Fourth week, on Sunday and Saturday take the ELOO nose clipped in two fingers of water.

Otherwise eat normally.

Then, take ELOO or Flax Seed oil as SLD calories, adjust as needed, eat what you feel like otherwise.

Enough protein to prevent protein wasting. All the calories eaten are SLD calories so it ought to move the set point down sharply.

Fiber to prevent problems.

Acclimation for the oil.

Repeat for stubborn plateaus.

2 comments:

Stephen said...

Got a great recipe from a friend:

Some things I learned from my not too distant past tenuous foray into bodybuilding re whey protein:
Whey protein isolate contains more protein with less fat and lactose per serving [than whey concentrate]. Usually, isolate contains 90-98% protein while whey concentrate contains 70-85%
http://www.bodybuildingforyou.com/protein/whey-protein-isolate-concentrate.htm

Obviously, you use whichever protein powder you wish.

Low Carb, High Protein Crepes (or pancakes)1 Serving—6-7 3”x4” crepes. (Recipe can be doubled)

¼ c.
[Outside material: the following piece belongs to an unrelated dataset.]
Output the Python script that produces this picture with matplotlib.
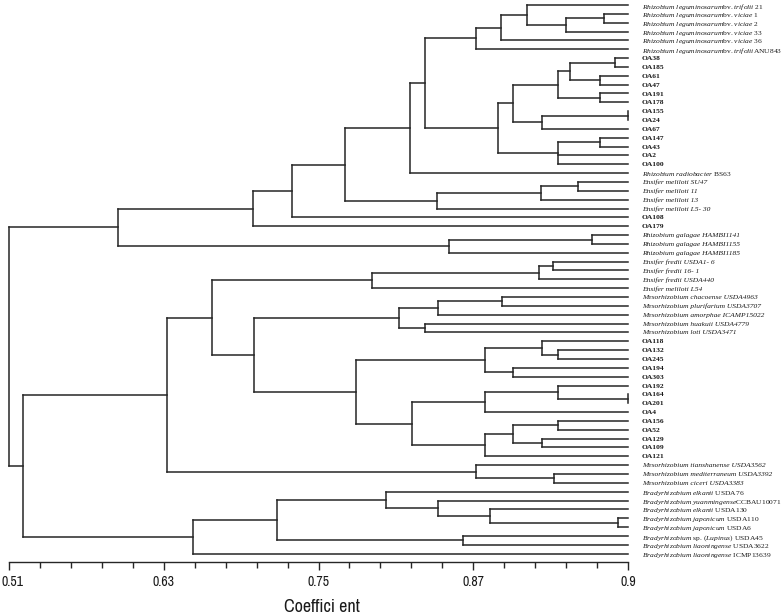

Whey Protein Isolate 100 cals. 0 gr. carbs 25 gr. Protein
¼ c. Gluten Flour 125 cals. 5 gr. carbs 23 gr. Protein
1 egg 85 cals -- 6 gr. Protein
pinch salt
T.Xylitol or sugar (opt)
½ c. (more or less, as you like it) milk or water
1T coconut oil 120 cals
TOTALS 430 cals 5 gr. carbs 54gr. Protein
Using the simple instructions for basic crepes:
1. Whisk all ingredients, except flour & oil, together
2. Heat non-stick pan medium heat,or even slightly lower
3. Melt oil in pan; add ½ to mixture, leave ½ in pan.
4. Lift pan off heat, pour desired amount (like em small or large?
5. Return to heat. When bubbles appear and crepes solidify, use flexible spatula to gently turn.
6. Be quick. Watch the heat. Do not overcook.

Variations, toppings and additions are endless. Some that I use are:
a. add Cinnamon/sugar to mixture or on top
b. add 5 spices
c. mix in small bits of apple
d. chopped sweet peppers
e. mushrooms
f. etc. etc.
Just a little more work than a shake, but look at the protein and carb counts for the amount of calories! Beats a protein shake sometimes.

Nose clipped, it makes an excellent flavourless calorie hit, and is still scrumptiously satisfying. Come dinner time, I usually cannot eat a thing.

Stephen said...

http://www.sfgate.com/cgi-bin/article.cgi?f=/c/a/2008/08/22/MNIE12DQV3.DTL

Useful information on exercise.

BTW, the real "induction/plateau buster" is a one time, noseclip cottage cheese shakes (2% cottage cheese).